And of course, as I said, there are different flavors of federated learning. For example, there can be variation in how the clients are selected and by whom they are selected. Therefore, federated learning is more like an umbrella term for all similar methods. But in general, it works like the vanilla version I explained. The question of course arises: why is federated learning used in the first place and what are the benefits? In general, we know that machine learning models train much better if we have larger amounts of data or/and if we have more diverse data. This is what we can achieve through federated learning because we have data from many clients, so we have larger amounts of data and since these clients are potentially all different, we also have more heterogeneous data and might thereby end up with a better model. 

Another benefit is also that we have some continuity in the learning. So the models are constantly improved based on up-to-date data of the clients and there is no need to aggregate over time again and to check whether the model is “up to date”. And the question is of course, why do we not just collect the data from the clients like we used to do and take them to the server and perform a centralized machine learning model? Well, there are several reasons why we wouldn’t do that.The first one is that sending large amounts of data creates a communication overhead. Furthermore, the server would have to store all this data and then the server would also be in charge of processing the data according to prevalent privacy laws. Most importantly, sharing such sensitive data like we have on the user devices in plain format with the server might represent a privacy threat for the users. And therefore, the idea behind federated learning is that we can get rid of all of this by just keeping the data locally and just sending the client updates. For a long time, federated learning was also sold as a kind of privacy preserving technology because the user data never leaves the devices and it was thought to have some form of confidentiality. 

However, some prior research work had already shown that this protection is just a thin facade because the model gradients that are sent from the users to the server still leaks some information on the user’s training data. However, much of the previous work that looked into reconstructing the data from the gradients was kind of limited because they require a lot of computation. 
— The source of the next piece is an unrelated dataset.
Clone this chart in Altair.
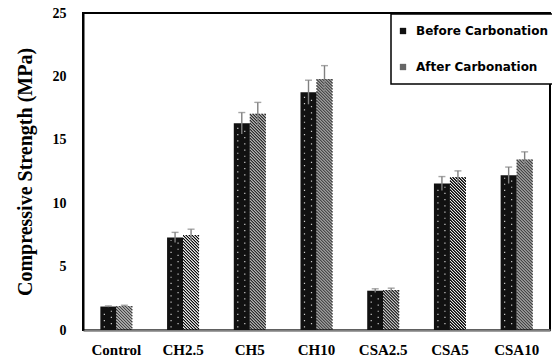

So for example, they relied on high order optimization or generative adversarial networks (GANs) to reconstruct some data that would produce the gradients like the ones that were observed. And basically through this computational complexity, these methods were usually not very adequate to reconstruct high dimensional data or for data from the same class over large mini batches. All of that makes this optimization more complicated. And therefore, most of these difficult cases that I just named, failed to produce high fidelity reconstructions.

PAI: Fascinating. And you’ve managed to perfectly reconstruct user inputs from model updates, is that correct? 

Franziska: Yes, exactly. So our method actually does not suffer from this drawback, because in contrast to the prior work, instead of doing a reconstruction, we extract the data directly from the gradients. And this extraction, first of all, is much more computationally efficient. It has the advantage that it is high fidelity, in the sense that it extracts the data perfectly without any error, even if the data comes from the same class or the gradients are calculated over large mini batches of data, and vendor data is very high dimensional. So this is all the benefits that we get from our actual data extraction. 

PAI: How does your attack work and how does it differ from others proposed by the community?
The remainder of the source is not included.